Il y a de toute évidence un côté positif dans la modernité, mais c’est l’excès qui pose problème. L’excès et le manque de sagesse. Il faut donc impérativement apprendre aux futurs médecins l’importance de savoir trouver l’équilibre. Dans le bouddhisme, on parle de « la voie du milieu » et c’est très réaliste. Les médecins doivent aussi bien comprendre qu’ils sont les malades, les vieillards et les mourants de demain. Cela aide à rester humain.
Préserver l’humain dans la médecine est essentiel.

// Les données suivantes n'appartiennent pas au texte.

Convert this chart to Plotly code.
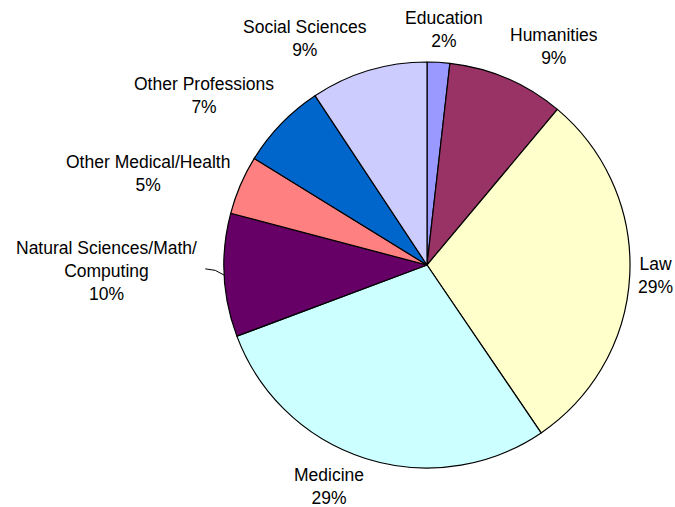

Sinon, l’art véritable de soigner finira par s’éteindre. Il faut aussi respecter les médecines traditionnelles. Les honorer, c’est aussi savoir respecter les anciens et les différentes cultures dont elles sont issues. Qui sommes-nous aujourd’hui, nous les médecins occidentaux, pour dire que nous savons tout et que nous comprenons tout ? La médecine intégrative et le maintien de l’humain seront les fondements d’une vraie médecine, c’est-à-dire une médecine authentique apte à soigner, à guérir et à soulager les souffrances. Cela pourrait se faire par un enseignement adapté et compétent au cœur des facultés de médecine, par un équilibre entre technologies modernes et examen clinique « à l’ancienne » des patients, dans nos hôpitaux, et aussi, pour les plus anciens, en continuant à montrer l’exemple tant que cela sera possible. Digitalisation excessive, absence d’écoute et d’examens cliniques corrects, soif d’argent et de pouvoir conduiront inéluctablement à une médecine crépusculaire.